> REQUIRED WORK: Leaving out the pictures, retype all the material exactly.

> MATERIAL:
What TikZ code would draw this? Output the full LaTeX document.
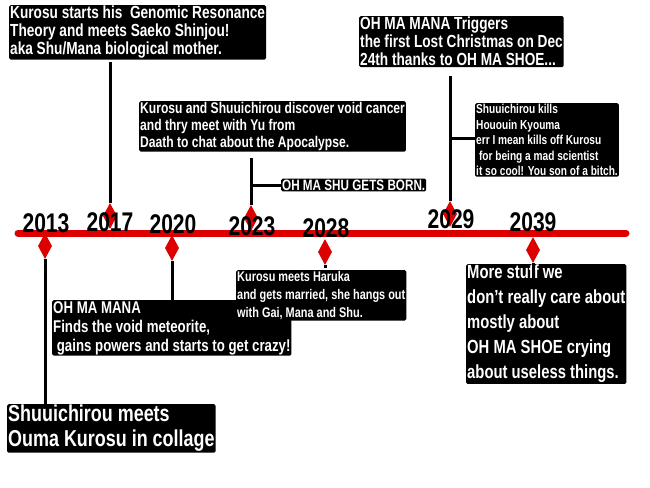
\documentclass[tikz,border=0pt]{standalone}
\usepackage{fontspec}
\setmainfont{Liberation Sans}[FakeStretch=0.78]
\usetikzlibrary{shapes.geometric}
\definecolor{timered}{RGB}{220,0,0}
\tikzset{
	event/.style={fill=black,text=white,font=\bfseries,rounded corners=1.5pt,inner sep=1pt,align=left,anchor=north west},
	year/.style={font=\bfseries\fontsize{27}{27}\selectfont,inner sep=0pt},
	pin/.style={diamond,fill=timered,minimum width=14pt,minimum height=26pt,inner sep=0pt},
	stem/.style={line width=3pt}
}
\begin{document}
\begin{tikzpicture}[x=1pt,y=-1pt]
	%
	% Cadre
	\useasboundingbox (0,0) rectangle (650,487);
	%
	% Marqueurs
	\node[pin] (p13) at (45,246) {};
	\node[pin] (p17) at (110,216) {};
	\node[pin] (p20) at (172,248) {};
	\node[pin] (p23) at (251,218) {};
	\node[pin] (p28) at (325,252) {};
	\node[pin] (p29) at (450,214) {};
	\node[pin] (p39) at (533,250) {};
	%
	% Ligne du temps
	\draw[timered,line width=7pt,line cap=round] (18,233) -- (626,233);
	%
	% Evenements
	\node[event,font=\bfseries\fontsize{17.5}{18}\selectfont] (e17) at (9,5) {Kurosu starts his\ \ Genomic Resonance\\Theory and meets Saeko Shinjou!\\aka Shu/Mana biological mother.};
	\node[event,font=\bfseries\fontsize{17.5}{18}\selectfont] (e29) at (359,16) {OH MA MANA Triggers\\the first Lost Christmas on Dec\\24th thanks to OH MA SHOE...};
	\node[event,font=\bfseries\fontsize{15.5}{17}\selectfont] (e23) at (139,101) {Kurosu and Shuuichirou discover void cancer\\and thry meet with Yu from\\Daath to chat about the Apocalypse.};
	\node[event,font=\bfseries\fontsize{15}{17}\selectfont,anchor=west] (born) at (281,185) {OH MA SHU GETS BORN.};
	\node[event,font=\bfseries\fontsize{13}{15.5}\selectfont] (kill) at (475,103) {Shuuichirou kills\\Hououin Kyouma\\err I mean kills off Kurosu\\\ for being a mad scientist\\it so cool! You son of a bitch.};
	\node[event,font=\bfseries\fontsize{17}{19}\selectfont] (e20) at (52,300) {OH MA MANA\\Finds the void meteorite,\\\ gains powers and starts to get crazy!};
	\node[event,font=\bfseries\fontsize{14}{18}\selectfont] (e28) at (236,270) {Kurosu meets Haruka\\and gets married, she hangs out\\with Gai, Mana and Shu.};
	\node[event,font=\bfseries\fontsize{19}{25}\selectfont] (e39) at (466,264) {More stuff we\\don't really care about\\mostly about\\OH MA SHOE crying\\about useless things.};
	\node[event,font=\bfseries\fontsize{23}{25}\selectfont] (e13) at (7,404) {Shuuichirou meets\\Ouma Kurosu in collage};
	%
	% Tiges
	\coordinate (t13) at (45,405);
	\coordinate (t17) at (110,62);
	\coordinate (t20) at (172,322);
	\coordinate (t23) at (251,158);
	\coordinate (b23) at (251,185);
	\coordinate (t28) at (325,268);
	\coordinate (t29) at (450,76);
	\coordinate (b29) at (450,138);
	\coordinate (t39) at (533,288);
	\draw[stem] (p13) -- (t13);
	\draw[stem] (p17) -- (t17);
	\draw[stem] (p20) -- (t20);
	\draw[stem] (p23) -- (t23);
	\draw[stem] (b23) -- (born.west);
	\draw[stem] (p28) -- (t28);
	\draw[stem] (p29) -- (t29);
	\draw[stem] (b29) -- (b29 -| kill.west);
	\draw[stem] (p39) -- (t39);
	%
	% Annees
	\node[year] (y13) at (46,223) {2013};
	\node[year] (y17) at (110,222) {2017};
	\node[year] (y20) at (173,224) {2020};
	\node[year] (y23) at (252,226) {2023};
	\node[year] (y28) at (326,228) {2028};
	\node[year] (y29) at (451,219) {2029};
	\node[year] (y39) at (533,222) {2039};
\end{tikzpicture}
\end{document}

> TASK OUTPUT:
What TikZ code would draw this? Output the full LaTeX document.
\documentclass[tikz,border=0pt]{standalone}
\usepackage{fontspec}
\setmainfont{Liberation Sans}[FakeStretch=0.78]
\usetikzlibrary{shapes.geometric}
\definecolor{timered}{RGB}{220,0,0}
\tikzset{
	event/.style={fill=black,text=white,font=\bfseries,rounded corners=1.5pt,inner sep=1pt,align=left,anchor=north west},
	year/.style={font=\bfseries\fontsize{27}{27}\selectfont,inner sep=0pt},
	pin/.style={diamond,fill=timered,minimum width=14pt,minimum height=26pt,inner sep=0pt},
	stem/.style={line width=3pt}
}
\begin{document}
\begin{tikzpicture}[x=1pt,y=-1pt]
	%
	% Cadre
	\useasboundingbox (0,0) rectangle (650,487);
	%
	% Marqueurs
	\node[pin] (p13) at (45,246) {};
	\node[pin] (p17) at (110,216) {};
	\node[pin] (p20) at (172,248) {};
	\node[pin] (p23) at (251,218) {};
	\node[pin] (p28) at (325,252) {};
	\node[pin] (p29) at (450,214) {};
	\node[pin] (p39) at (533,250) {};
	%
	% Ligne du temps
	\draw[timered,line width=7pt,line cap=round] (18,233) -- (626,233);
	%
	% Evenements
	\node[event,font=\bfseries\fontsize{17.5}{18}\selectfont] (e17) at (9,5) {Kurosu starts his\ \ Genomic Resonance\\Theory and meets Saeko Shinjou!\\aka Shu/Mana biological mother.};
	\node[event,font=\bfseries\fontsize{17.5}{18}\selectfont] (e29) at (359,16) {OH MA MANA Triggers\\the first Lost Christmas on Dec\\24th thanks to OH MA SHOE...};
	\node[event,font=\bfseries\fontsize{15.5}{17}\selectfont] (e23) at (139,101) {Kurosu and Shuuichirou discover void cancer\\and thry meet with Yu from\\Daath to chat about the Apocalypse.};
	\node[event,font=\bfseries\fontsize{15}{17}\selectfont,anchor=west] (born) at (281,185) {OH MA SHU GETS BORN.};
	\node[event,font=\bfseries\fontsize{13}{15.5}\selectfont] (kill) at (475,103) {Shuuichirou kills\\Hououin Kyouma\\err I mean kills off Kurosu\\\ for being a mad scientist\\it so cool! You son of a bitch.};
	\node[event,font=\bfseries\fontsize{17}{19}\selectfont] (e20) at (52,300) {OH MA MANA\\Finds the void meteorite,\\\ gains powers and starts to get crazy!};
	\node[event,font=\bfseries\fontsize{14}{18}\selectfont] (e28) at (236,270) {Kurosu meets Haruka\\and gets married, she hangs out\\with Gai, Mana and Shu.};
	\node[event,font=\bfseries\fontsize{19}{25}\selectfont] (e39) at (466,264) {More stuff we\\don't really care about\\mostly about\\OH MA SHOE crying\\about useless things.};
	\node[event,font=\bfseries\fontsize{23}{25}\selectfont] (e13) at (7,404) {Shuuichirou meets\\Ouma Kurosu in collage};
	%
	% Tiges
	\coordinate (t13) at (45,405);
	\coordinate (t17) at (110,62);
	\coordinate (t20) at (172,322);
	\coordinate (t23) at (251,158);
	\coordinate (b23) at (251,185);
	\coordinate (t28) at (325,268);
	\coordinate (t29) at (450,76);
	\coordinate (b29) at (450,138);
	\coordinate (t39) at (533,288);
	\draw[stem] (p13) -- (t13);
	\draw[stem] (p17) -- (t17);
	\draw[stem] (p20) -- (t20);
	\draw[stem] (p23) -- (t23);
	\draw[stem] (b23) -- (born.west);
	\draw[stem] (p28) -- (t28);
	\draw[stem] (p29) -- (t29);
	\draw[stem] (b29) -- (b29 -| kill.west);
	\draw[stem] (p39) -- (t39);
	%
	% Annees
	\node[year] (y13) at (46,223) {2013};
	\node[year] (y17) at (110,222) {2017};
	\node[year] (y20) at (173,224) {2020};
	\node[year] (y23) at (252,226) {2023};
	\node[year] (y28) at (326,228) {2028};
	\node[year] (y29) at (451,219) {2029};
	\node[year] (y39) at (533,222) {2039};
\end{tikzpicture}
\end{document}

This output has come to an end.